Ariba Jahan on how she uses her own story and experiences to develop her talks

As part of our #WTDSpeakerStories, we spoke with Ariba Jahan about how she has evolved as a speaker over the past two years, cutting through imposter syndrome and getting comfortable using her own story as a foundation for more powerful, meaningful talks.

In our Women Talk Design Speaker Stories series, we’re interviewing a Women Talk Design speaker every week about their journeys and experiences. We talk to speakers who are just getting started, speakers who have had their fair share of speaking mishaps, speakers writing books, and speakers curating events. At the end, we offer an opportunity for folks from the WTD community to ask their own questions and connect with each other. Visit our events page for more information about the series and RSVP for our next event.

Ariba Jahan headshot with WTD logo next to her and text "Women Talk Design Speaker Stories featuring Ariba Jahan"

As an immigrant Bengali woman who discovered her profound hearing loss at age eight, Ariba Jahan advocates for diverse, marginalized voices to bring equity into tech. She designs inclusive, human-centered products and experiences by developing teams built on curiosity, resiliency, and experimentation. Currently, as the Director of Innovation at the Ad Council, her projects include scaling equitable design practices across the organization, creating digital products for social impact, exploring future-forward technology, and nurturing a culture that fosters equity and innovation. Ariba is an international speaker and has spoken at events across the U.S., U.K., Japan, and Chile.

On how she started speaking

Ariba decided to explore speaking relatively recently and, before diving in in 2019, took some time to really explore her motivations.

“At some point, many of us start thinking about speaking or blogging or some sort of thought leadership as something we should do to get ourselves out there. And I think, originally, I didn’t have more of a reason than that so I would join webinars or seminars to learn about how people started speaking, but without that first initial purpose, I never really acted on it…I wanted to put myself out there more and see [if] I even enjoy speaking versus setting a goal of speaking and realizing I don’t like it.”

“I wanted to make sure that when I do this, I’m doing it for a reason that makes sense. So I kept reading about other people’s speaker journeys – Woman Talk Design became a really great resource to learn about other speakers as well as keeping up with the dialogues and the Facebook group to see what people were doing.”

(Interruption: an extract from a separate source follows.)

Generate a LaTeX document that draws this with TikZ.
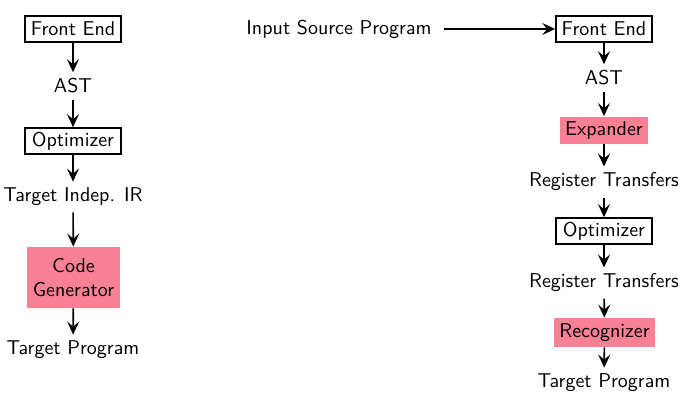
\documentclass[tikz,border=0pt]{standalone}
\usepackage{fontspec}
\usetikzlibrary{arrows.meta}
\definecolor{codepink}{RGB}{250,128,150}
\begin{document}
\begin{tikzpicture}[x=0.5pt,y=-0.5pt,
  font=\sffamily\fontsize{10}{12}\selectfont,
  box/.style={draw, line width=0.8pt, minimum width=48pt, minimum height=13pt, inner sep=0pt},
  pinkbox/.style={fill=codepink, inner sep=0pt},
  lbl/.style={inner sep=3pt},
  arr/.style={-{Stealth[length=6.5pt,width=6pt,inset=2.5pt]}, line width=0.8pt}]
\useasboundingbox (0,0) rectangle (693,408);
% left column
\node[box] (lfe) at (73,29) {Front End};
\node[lbl] (last) at (73,86) {AST};
\node[box] (lopt) at (73,141) {Optimizer};
\node[lbl] (lir) at (73,197) {Target Indep. IR};
\node[pinkbox, minimum width=46.5pt, minimum height=30.5pt, align=center] (lcg) at (73.5,277.5) {Code\\Generator};
\node[lbl] (ltp) at (73,350) {Target Program};
\draw[arr] (lfe) -- (last);
\draw[arr] (last) -- (lopt);
\draw[arr] (lopt) -- (lir);
\draw[arr] (lir) -- (lcg);
\draw[arr] (lcg) -- (ltp);
% right column
\node[lbl, inner sep=6pt] (isp) at (339,29) {Input Source Program};
\node[box] (rfe) at (604,29) {Front End};
\node[lbl] (rast) at (604,78) {AST};
\node[pinkbox, minimum width=44pt, minimum height=13.5pt] (rexp) at (604,130) {Expander};
\node[lbl] (rrt1) at (604,182) {Register Transfers};
\node[box] (ropt) at (604,231) {Optimizer};
\node[lbl] (rrt2) at (604,283) {Register Transfers};
\node[pinkbox, minimum width=50.5pt, minimum height=14.5pt] (rrec) at (604.5,332.5) {Recognizer};
\node[lbl] (rtp) at (604,383) {Target Program};
\draw[arr] (isp.east) -- (rfe.west);
\draw[arr] (rfe) -- (rast);
\draw[arr] (rast) -- (rexp);
\draw[arr] (rexp) -- (rrt1);
\draw[arr] (rrt1) -- (ropt);
\draw[arr] (ropt) -- (rrt2);
\draw[arr] (rrt2) -- (rrec);
\draw[arr] (rrec) -- (rtp);
\end{tikzpicture}
\end{document}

“In 2019, there was a moment where I had my ‘Why’…So I was like, ‘You know what, I’m going to find a way to speak at a thing, regardless of what it is – whether it’s a podcast or meetup or on stage’…I did this a lot of learning through reading blog articles, being on slack channels where people were talking about speaking, Women Talk Design, Global CFP Day and Shine Bootcamp….And then I applied and I went from the first time I got into a conference [to] in 2019, since I started applying, I spoke at 13 events.”

On knowing why she wants to speak and feeling confident getting on stage

Ariba expressed how important it was to identify her “why” for speaking and how it grew from her own experience and background.

“In terms of my own career growth, I wanted to invest back [in] myself and think about [if] the things I’m learning are valuable enough to share with others…So I did a brain dump of all the topics that I’m passionate about or energized by and then projects that I’ve worked on that I felt like it stayed with me, whether it was lessons that stayed with me or the project impact that stayed with me.”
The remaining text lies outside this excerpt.